La pièce, maintenant. Partant des textes de l’Avare et du Bourgeois Gentilhomme, joués tour à tour sur le même espace relativement nu (une estrade en bois sur et autour de laquelle gravitent les comédiens), la trame de Molière trouve une vibration nouvelle dans le verbe et la verve du tg STAN. Ici, l’on grossit les traits des jeux d’amour, les quiproquos, les caractères. L’avarice d’Harpagon (Willy Thomas) et le ridicule Monsieur Jourdain (Damiaan De Schrijver) se voulant noble sont accentués à l’extrême, rendant les intrigues à la fois cousues de fil blanc et désopilantes. Ce sont des éléphants dans des magasins de porcelaine, mais des éléphants distillant avec un rythme grandiose les saillies verbales de Molière et revisitant sa force comique à partir de la matière vivante du texte. Il faut voir le monologue de la cassette ponctué de grands gestes, la dérision des révélations avec ses grands "oh", ses gros "ah", ou le défilé farcesque des professeurs se jouant de la crédulité du bourgeois arriviste... Le grotesque trouve une plus belle expression encore par le truchement des costumes, mi-kitsch mi-absurde, et le jeu autour du français ancien dont on s’amuse des difficultés et des faux rythmes.

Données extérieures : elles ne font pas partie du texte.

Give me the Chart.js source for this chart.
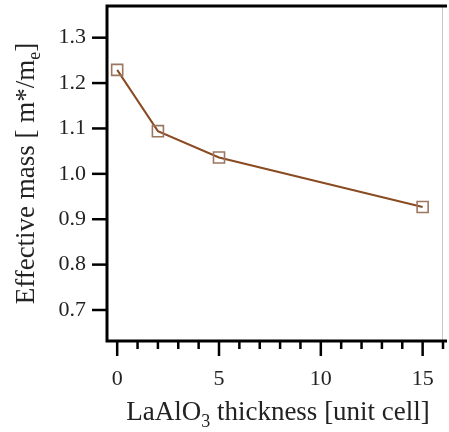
<!DOCTYPE html>
<html>
<head>
<meta charset="utf-8">
<script src="https://cdn.jsdelivr.net/npm/chart.js@4"></script>
<style>
  html, body { margin: 0; padding: 0; background: #fff; }
  #wrap { width: 449px; height: 432px; }
</style>
</head>
<body>
<div id="wrap"><canvas id="chart" width="449" height="432"></canvas></div>
<script>
const thickness = [0, 2, 5, 15];
const effMass = [1.229, 1.094, 1.036, 0.927];
const xMajorTicks = [0, 5, 10, 15];
const yTicks = [0.7, 0.8, 0.9, 1.0, 1.1, 1.2, 1.3];

const FONT = "'Liberation Serif', 'Times New Roman', serif";
const LINE = '#8a4a22';
const MARK = '#9c7660';

// axes frame, tick marks and titles (titles need sub-scripts)
const framePlugin = {
    id: 'frame',
    afterDraw(chart) {
        const { ctx, chartArea: a, scales } = chart;
        ctx.save();
        ctx.lineCap = 'butt';

        // right edge, faint
        ctx.lineWidth = 1;
        ctx.strokeStyle = '#c8c8c8';
        ctx.beginPath();
        ctx.moveTo(a.right - 0.5, a.top);
        ctx.lineTo(a.right - 0.5, a.bottom);
        ctx.stroke();

        ctx.strokeStyle = '#000';
        ctx.lineWidth = 3;
        ctx.beginPath();
        ctx.moveTo(a.left, a.bottom);
        ctx.lineTo(a.left, a.top);
        ctx.lineTo(a.right + 4, a.top);
        ctx.moveTo(a.left - 1.5, a.bottom);
        ctx.lineTo(a.right + 4, a.bottom);
        ctx.stroke();

        ctx.lineWidth = 2.5;
        scales.y.ticks.forEach(t => {
            const y = scales.y.getPixelForValue(t.value);
            ctx.beginPath();
            ctx.moveTo(a.left, y);
            ctx.lineTo(a.left - 15, y);
            ctx.stroke();
        });
        scales.x.ticks.forEach(t => {
            const x = scales.x.getPixelForValue(t.value);
            const len = xMajorTicks.includes(t.value) ? 15 : 8;
            ctx.beginPath();
            ctx.moveTo(x, a.bottom);
            ctx.lineTo(x, a.bottom + len);
            ctx.stroke();
        });

        ctx.fillStyle = '#222';
        ctx.textBaseline = 'alphabetic';

        // x title
        const big = '27px ' + FONT, small = '18px ' + FONT;
        const parts = [['LaAlO', big, 0], ['3', small, 7], [' thickness [unit cell]', big, 0]];
        let w = 0;
        parts.forEach(p => { ctx.font = p[1]; w += ctx.measureText(p[0]).width; });
        let x = (a.left + a.right) / 2 - w / 2 + 3;
        const by = 420;
        parts.forEach(p => {
            ctx.font = p[1];
            ctx.fillText(p[0], x, by + p[2]);
            x += ctx.measureText(p[0]).width;
        });

        // y title
        ctx.translate(34, (a.top + a.bottom) / 2);
        ctx.rotate(-Math.PI / 2);
        const yparts = [['Effective mass [ m*/m', big, 0], ['e', small, 6], [']', big, 0]];
        w = 0;
        yparts.forEach(p => { ctx.font = p[1]; w += ctx.measureText(p[0]).width; });
        x = -w / 2;
        yparts.forEach(p => {
            ctx.font = p[1];
            ctx.fillText(p[0], x, p[2]);
            x += ctx.measureText(p[0]).width;
        });
        ctx.restore();
    }
};

function noPad(s) {
    s.paddingTop = 0;
    s.paddingBottom = 0;
    s.paddingLeft = 0;
    s.paddingRight = 0;
}

new Chart(document.getElementById('chart'), {
    type: 'line',
    data: {
        datasets: [{
            data: thickness.map((t, i) => ({ x: t, y: effMass[i] })),
            borderColor: LINE,
            borderWidth: 2,
            pointStyle: 'rect',
            pointRadius: 7.8,
            pointBorderWidth: 1.6,
            pointBorderColor: MARK,
            pointBackgroundColor: 'rgba(0,0,0,0)',
            tension: 0
        }]
    },
    options: {
        responsive: false,
        animation: false,
        events: [],
        layout: { autoPadding: false, padding: { top: 6, right: 6, left: 0, bottom: 0 } },
        plugins: { legend: { display: false }, tooltip: { enabled: false } },
        scales: {
            x: {
                type: 'linear',
                min: -0.5,
                max: 16,
                grid: { display: false, drawTicks: false },
                border: { display: false },
                afterBuildTicks: s => {
                    const t = [];
                    for (let v = 0; v <= 16; v++) t.push({ value: v });
                    s.ticks = t;
                },
                afterFit: s => { s.height = 91; noPad(s); },
                ticks: {
                    autoSkip: false,
                    maxRotation: 0,
                    padding: 25,
                    color: '#222',
                    font: { family: FONT, size: 22 },
                    callback: v => xMajorTicks.includes(v) ? String(v) : ''
                }
            },
            y: {
                min: 0.6317,
                max: 1.3698,
                grid: { display: false, drawTicks: false },
                border: { display: false },
                afterBuildTicks: s => { s.ticks = yTicks.map(v => ({ value: v })); },
                afterFit: s => { s.width = 107; noPad(s); },
                ticks: {
                    padding: 21,
                    color: '#222',
                    font: { family: FONT, size: 22 },
                    callback: v => v.toFixed(1)
                }
            }
        }
    },
    plugins: [framePlugin]
});
</script>
</body>
</html>
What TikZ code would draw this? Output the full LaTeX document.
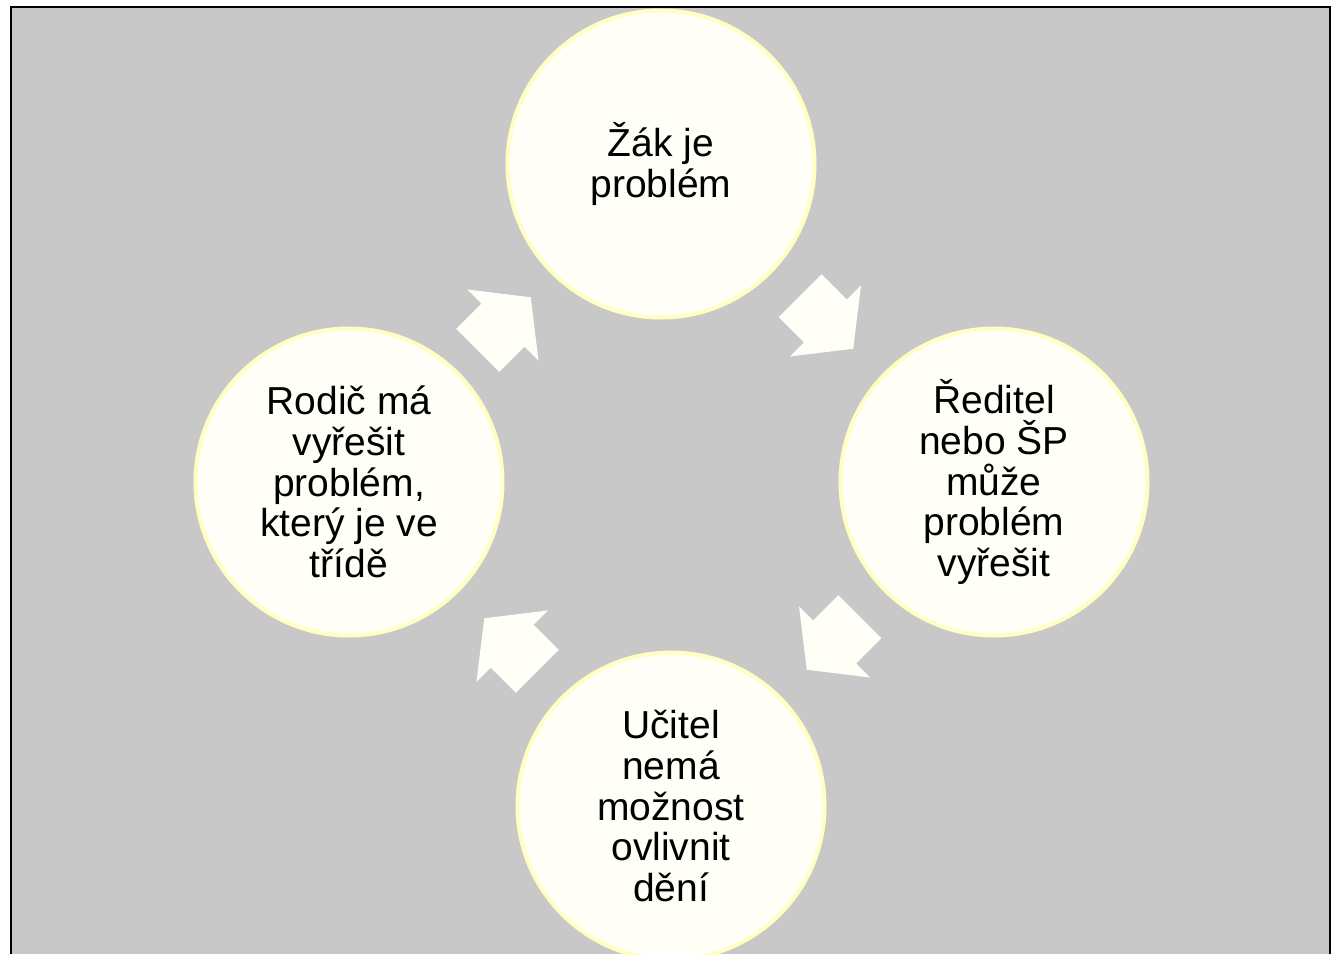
\documentclass[tikz,border=0pt]{standalone}
\usepackage{fontspec}
\setmainfont{Liberation Sans}
\usetikzlibrary{shapes.arrows,calc}

\definecolor{bggray}{RGB}{200,200,200}
\definecolor{cream}{RGB}{255,255,247}
\definecolor{paleyellow}{RGB}{255,255,196}

\begin{document}
\begin{tikzpicture}[x=0.5pt,y=-0.5pt]
  \tikzstyle{stage}=[circle,fill=cream,draw=paleyellow,line width=2pt,
    minimum size=153.5pt,inner sep=0pt,align=center,
    font=\fontsize{19.5}{20.4}\selectfont]
  \tikzstyle{cycarrow}=[single arrow,fill=cream,inner xsep=0pt,inner ysep=15pt,
    minimum height=37.5pt,single arrow head extend=10pt,
    single arrow tip angle=104]

  \useasboundingbox (0,0) rectangle (1334,954);
  \fill[bggray] (12,7) rectangle (1330,954);
  \draw[line width=1pt] (11,954) -- (11,7) -- (1330,7) -- (1330,954);

  \node[stage] (zak)     at (661,164) {Žák je\\problém};
  \node[stage] (reditel) at (994,482) {Ředitel\\nebo ŠP\\může\\problém\\vyřešit};
  \node[stage] (ucitel)  at (671,806) {Učitel\\nemá\\možnost\\ovlivnit\\dění};
  \node[stage] (rodic)   at (349,482) {Rodič má\\vyřešit\\problém,\\který je ve\\třídě};

  % block arrows between the stages
  \node[cycarrow,rotate=-45,xshift=-6.5pt]  (zr) at ($(zak)!0.5!(reditel)$) {};
  \node[cycarrow,rotate=-135,xshift=-6.5pt] (ru) at ($(reditel)!0.5!(ucitel)$) {};
  \node[cycarrow,rotate=135,xshift=-6.5pt]  (ur) at ($(ucitel)!0.5!(rodic)$) {};
  \node[cycarrow,rotate=45,xshift=-6.5pt]   (rz) at ($(rodic)!0.5!(zak)$) {};
\end{tikzpicture}
\end{document}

Le jeu, surtout ! C’est là le sel de ce spectacle : s’appropriant ces deux pièces classiques et leur portée burlesque, la place centrale est laissée au comédien. Et chacun, chacune sur cette estrade en bois semble prendre un malin plaisir à revisiter Molière, ses conflits verbaux, ses transitions exagérées, ses coups de théâtre. Poussés à leur paroxysme, les personnages caractérisés s’amusent d’eux-mêmes, et par là ce sont les comédiens qui s’amusent dans le jeu. Rayonnants, créatifs, extravagants, ils se partagent la scène avec une joie déjantée pour prendre et décaler la mesure du texte dans une liberté qui fait plaisir à voir. L’arrivée du consul turc et le mariage dansant illustrent bien cela : la comédie prend son élan sur le texte pour s’envoler à la faveur du jeu des comédiens, s’amusant de la langue et du théâtre de Molière.